REQUIRED WORK: List each line of the data in which the string "with" appears.

EXTRACTED INFORMATION:
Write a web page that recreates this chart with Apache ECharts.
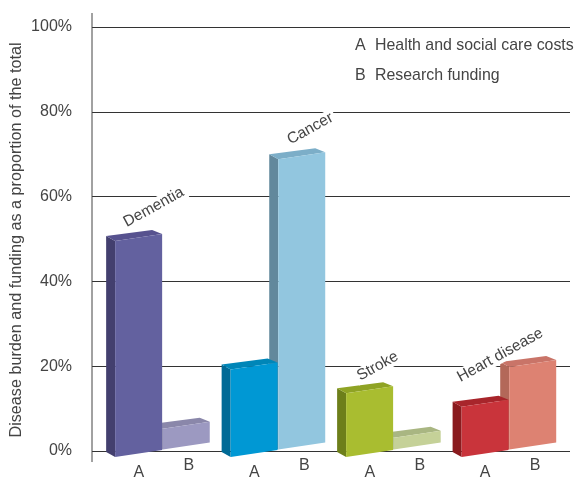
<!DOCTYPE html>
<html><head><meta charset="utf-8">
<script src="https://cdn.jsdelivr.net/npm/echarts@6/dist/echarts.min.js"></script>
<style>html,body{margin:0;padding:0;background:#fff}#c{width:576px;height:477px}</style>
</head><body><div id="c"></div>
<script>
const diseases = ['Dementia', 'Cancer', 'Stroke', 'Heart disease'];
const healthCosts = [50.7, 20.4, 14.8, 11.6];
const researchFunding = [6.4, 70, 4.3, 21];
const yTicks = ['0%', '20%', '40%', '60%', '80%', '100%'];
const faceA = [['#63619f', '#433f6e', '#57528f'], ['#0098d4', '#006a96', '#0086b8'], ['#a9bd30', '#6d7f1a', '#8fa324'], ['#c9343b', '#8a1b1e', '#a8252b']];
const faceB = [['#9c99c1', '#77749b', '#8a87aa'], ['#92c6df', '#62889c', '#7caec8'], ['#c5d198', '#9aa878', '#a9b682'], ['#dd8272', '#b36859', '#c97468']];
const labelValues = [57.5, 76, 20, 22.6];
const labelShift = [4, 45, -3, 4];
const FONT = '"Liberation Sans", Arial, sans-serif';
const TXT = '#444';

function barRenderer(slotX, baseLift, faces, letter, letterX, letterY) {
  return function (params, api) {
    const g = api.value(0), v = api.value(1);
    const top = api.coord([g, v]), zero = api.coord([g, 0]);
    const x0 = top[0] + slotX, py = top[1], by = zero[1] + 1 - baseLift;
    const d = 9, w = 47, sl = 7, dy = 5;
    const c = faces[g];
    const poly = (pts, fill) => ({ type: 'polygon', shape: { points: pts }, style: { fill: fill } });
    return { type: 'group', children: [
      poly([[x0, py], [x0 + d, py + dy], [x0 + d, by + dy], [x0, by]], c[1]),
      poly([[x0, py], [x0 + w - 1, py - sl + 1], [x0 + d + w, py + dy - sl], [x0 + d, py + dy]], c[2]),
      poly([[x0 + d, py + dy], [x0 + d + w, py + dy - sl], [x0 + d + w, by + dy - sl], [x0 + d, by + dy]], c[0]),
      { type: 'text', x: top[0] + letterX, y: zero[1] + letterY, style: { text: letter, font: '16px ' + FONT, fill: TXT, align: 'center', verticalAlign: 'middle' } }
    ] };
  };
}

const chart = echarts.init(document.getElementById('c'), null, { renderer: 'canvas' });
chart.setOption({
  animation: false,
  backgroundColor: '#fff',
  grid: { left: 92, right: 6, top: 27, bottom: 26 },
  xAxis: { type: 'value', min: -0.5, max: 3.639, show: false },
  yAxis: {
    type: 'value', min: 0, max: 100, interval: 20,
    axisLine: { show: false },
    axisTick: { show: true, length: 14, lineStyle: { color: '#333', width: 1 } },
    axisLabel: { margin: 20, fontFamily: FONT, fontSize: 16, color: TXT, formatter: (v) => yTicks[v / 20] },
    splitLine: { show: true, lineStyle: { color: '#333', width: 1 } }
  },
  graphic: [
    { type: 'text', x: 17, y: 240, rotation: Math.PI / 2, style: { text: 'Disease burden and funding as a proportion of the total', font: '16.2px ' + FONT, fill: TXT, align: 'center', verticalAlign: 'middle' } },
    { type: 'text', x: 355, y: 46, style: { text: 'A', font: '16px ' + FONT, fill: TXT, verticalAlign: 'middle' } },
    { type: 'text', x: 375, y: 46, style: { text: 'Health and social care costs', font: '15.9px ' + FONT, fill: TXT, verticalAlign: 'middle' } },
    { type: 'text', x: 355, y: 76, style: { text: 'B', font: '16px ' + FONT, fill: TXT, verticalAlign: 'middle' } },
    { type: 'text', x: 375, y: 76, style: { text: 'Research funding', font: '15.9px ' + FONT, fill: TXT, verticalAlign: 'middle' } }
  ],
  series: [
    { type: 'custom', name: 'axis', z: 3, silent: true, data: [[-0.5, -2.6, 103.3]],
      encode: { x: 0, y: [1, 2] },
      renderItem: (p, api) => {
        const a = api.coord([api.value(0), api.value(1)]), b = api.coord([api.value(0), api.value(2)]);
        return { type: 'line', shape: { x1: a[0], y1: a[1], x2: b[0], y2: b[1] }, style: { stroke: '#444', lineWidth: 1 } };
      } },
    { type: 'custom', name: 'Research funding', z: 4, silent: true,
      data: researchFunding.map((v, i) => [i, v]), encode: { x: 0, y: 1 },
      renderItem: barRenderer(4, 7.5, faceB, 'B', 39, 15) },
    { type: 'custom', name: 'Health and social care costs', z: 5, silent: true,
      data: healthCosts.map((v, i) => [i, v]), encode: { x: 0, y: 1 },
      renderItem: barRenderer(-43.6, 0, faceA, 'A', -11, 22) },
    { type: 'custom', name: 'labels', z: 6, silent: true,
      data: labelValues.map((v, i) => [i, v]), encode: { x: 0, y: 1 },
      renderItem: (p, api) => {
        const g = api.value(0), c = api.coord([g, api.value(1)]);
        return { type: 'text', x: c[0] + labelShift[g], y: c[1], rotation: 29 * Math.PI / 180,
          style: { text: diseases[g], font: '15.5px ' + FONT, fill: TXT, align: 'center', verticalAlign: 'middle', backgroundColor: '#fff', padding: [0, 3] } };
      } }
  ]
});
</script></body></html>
* * *
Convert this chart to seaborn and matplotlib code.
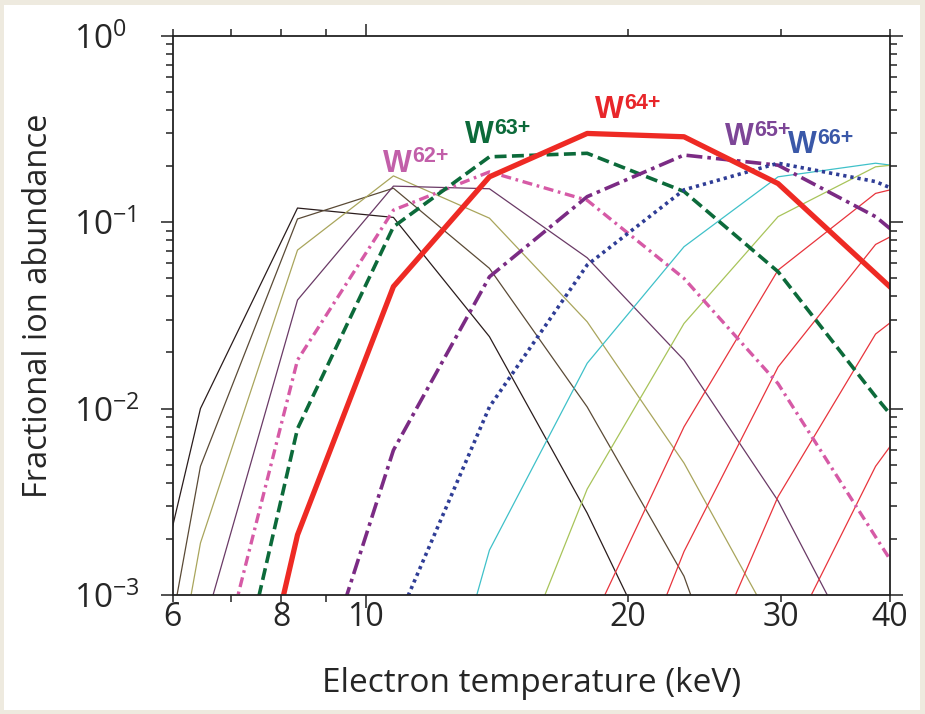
--
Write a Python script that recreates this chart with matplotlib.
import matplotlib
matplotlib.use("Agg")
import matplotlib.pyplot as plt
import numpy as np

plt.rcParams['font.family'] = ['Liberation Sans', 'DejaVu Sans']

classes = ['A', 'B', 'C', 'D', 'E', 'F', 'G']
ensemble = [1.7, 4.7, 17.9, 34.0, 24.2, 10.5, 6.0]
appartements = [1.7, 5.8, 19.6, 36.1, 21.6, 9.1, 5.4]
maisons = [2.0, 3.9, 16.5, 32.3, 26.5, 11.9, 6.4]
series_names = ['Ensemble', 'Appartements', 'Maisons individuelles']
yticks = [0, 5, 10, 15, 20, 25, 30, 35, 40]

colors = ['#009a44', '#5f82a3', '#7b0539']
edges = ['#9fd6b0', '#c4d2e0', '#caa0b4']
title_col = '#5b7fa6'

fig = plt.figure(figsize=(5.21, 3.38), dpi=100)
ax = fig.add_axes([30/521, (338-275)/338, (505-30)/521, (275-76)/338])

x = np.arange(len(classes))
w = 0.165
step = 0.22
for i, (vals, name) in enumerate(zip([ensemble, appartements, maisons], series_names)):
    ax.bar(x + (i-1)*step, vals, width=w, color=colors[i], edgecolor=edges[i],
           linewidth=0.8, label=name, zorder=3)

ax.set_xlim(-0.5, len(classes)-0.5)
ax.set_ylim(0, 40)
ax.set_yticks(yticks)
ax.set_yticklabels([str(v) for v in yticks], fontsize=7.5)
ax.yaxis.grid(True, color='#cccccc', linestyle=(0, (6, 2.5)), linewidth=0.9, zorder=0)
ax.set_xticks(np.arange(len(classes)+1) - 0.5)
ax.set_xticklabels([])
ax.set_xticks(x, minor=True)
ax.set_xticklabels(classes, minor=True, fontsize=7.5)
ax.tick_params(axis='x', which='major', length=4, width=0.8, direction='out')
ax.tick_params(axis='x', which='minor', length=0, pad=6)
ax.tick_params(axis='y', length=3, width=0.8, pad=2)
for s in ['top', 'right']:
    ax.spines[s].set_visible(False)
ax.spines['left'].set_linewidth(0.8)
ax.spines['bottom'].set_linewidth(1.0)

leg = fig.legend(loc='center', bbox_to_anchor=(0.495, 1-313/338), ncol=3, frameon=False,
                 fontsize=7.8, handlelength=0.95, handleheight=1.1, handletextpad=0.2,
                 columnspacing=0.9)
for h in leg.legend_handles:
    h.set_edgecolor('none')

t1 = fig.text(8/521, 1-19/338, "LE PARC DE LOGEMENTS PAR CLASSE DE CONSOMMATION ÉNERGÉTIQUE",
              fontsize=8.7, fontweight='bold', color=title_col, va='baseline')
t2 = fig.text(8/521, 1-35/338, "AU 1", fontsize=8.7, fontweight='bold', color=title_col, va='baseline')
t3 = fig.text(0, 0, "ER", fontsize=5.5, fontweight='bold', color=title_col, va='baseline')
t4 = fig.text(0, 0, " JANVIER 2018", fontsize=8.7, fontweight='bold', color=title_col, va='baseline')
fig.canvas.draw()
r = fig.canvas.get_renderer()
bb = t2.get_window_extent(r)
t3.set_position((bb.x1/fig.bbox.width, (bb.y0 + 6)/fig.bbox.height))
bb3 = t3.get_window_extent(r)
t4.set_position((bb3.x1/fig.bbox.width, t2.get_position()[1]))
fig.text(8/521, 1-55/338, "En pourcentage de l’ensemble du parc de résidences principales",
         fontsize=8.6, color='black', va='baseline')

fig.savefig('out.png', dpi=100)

ANSWER FOR THIS EXERCISE:
Write a web page that recreates this chart with Apache ECharts.
Write a Python script that recreates this chart with matplotlib.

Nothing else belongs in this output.